Markets had been hoping that Finance Minister Berat Albayrak’s medium-term program announced on Thursday would signal a clear break from the emphasis on credit-fuelled growth that has characterized Turkey’s rapid expansion over the past decade and a half under Mr. Erdogan’s rule.

Mr. Albayrak said growth would be 3.8 per cent this year and 2.3 per cent in 2019, both revised down from forecasts of 5.5 per cent. He also did not deliver the big plans for the banking industry that some analysts had been hoping for, particularly, the creation of a “bad bank” vehicle to take over non-performing loans.

Following the presentation, the chairman of Turkey’s BDDK banking watchdog said there would not be a transfer of problem loans to another institution.

“At the moment, the program is a disappointment. First, when you look at the growth forecast, the current-account deficit forecast, they are too ambitious,” said Guillaume Tresca, a senior EM strategist at Credit Agricole.

“We don’t have anything new, regarding a bad bank, regarding the treatment of [non-performing loans], regarding the foreign-exchange funding of the banking system or the foreign-exchange funding of the corporates. It is lacking details and it is lacking news.”

The lira weakened has now erased almost all the gains made since the central bank’s mammoth interest-rate hike of 6.25 percentage points last week, underscoring the difficulty policy-makers face in putting a floor under the lira and restoring confidence.

Sources told Reuters on Wednesday there was a debate among top government officials about the extent of the growth revisions, highlighting the delicate balance between Mr. Erdogan’s long-standing drive for economic expansion and investors’ calls for greater austerity.

Mr. Albayrak (Mr. Erdogan’s son-in-law), had previously promised “realistic macro targets” and “right action plans.”

“We will see a gradual growth increase from now on. Our main goal is to establish 5-per-cent growth from 2021 onwards,” Mr. Albayrak told Thursday’s presentation in Istanbul. He did not take questions.

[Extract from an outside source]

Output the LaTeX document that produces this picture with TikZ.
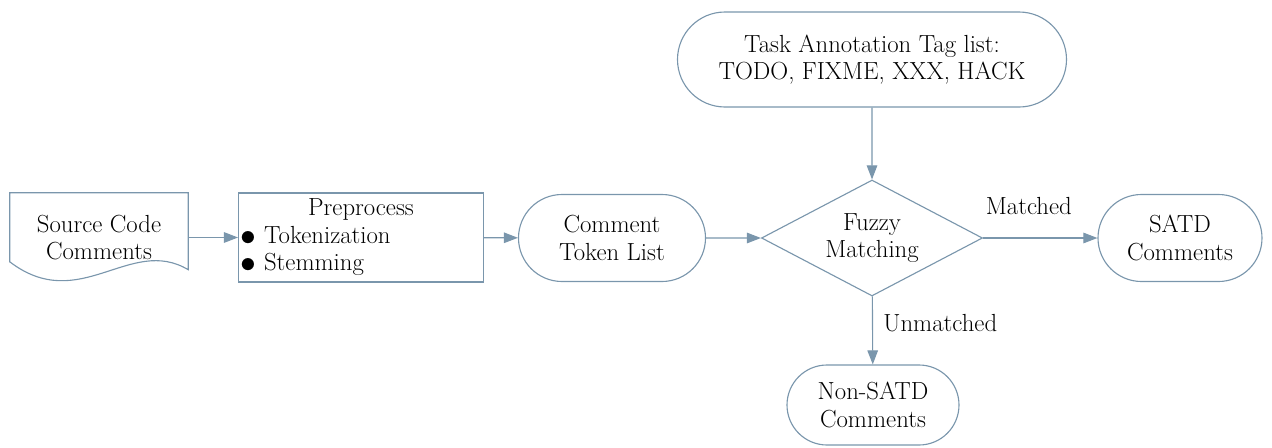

“We will realize the necessary policies and measures to ensure economic hardships are overcome,” he said. “We are aware of the economy’s strong and weak points.”

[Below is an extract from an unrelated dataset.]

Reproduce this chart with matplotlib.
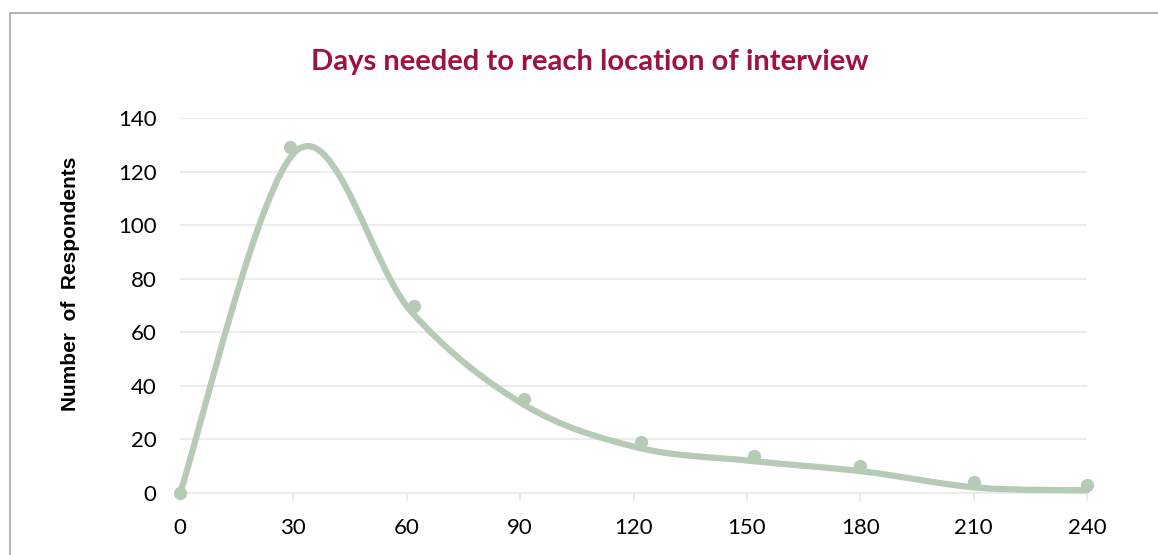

For financial markets, the biggest concerns remain inflation – which Mr. Albayrak forecast would hit 20.8 per cent this year and 15.9 per cent next year – and the banking sector.

Turkey’s banks face a potential deluge of bad debt as the lira sell-off has driven up the cost for companies to service their foreign-currency loans. For years Turkish firms borrowed in U.S. dollars and euros, drawn by lower interest rates. JPMorgan estimates that the private sector has around US$146-billion in external debt maturing in the year to July, 2019.

Ratings agencies Moody’s and Fitch have both sounded the alarm about the outlook for banks. Fitch has estimated that banks’ foreign-currency lending stood at around 43 per cent of all loans. But the government has repeatedly said it does not expect problems in the banking sector.

“The lack of ‘burden sharing’ signs in the restructuring of the real sector debt in Minister Albayrak’s speech seemed to have led to a sharp deterioration in sentiment,” Gokce Celik of QNB Finansbank said in a note to clients.

Mr. Albayrak said that investment projects for which the tender process has not been finalized will be suspended, a sign that some big-ticket government projects could be put on hold. He also said Turkey would revise its social insurance schemes and restructure its incentive scheme for exports.

Turkey’s unemployment rate is expected to rise to 11.3 per cent in 2018 and 12.1 per cent in 2019 before falling to 11.9 in 2020, the presentation showed.

Mr. Albayrak said Turkey would prioritize investments in pharmaceuticals, energy, and petrochemicals to reduce its current-account deficit, which was seen falling to 2.6 per cent of gross domestic product by 2021 from 4.7 per cent seen in 2018.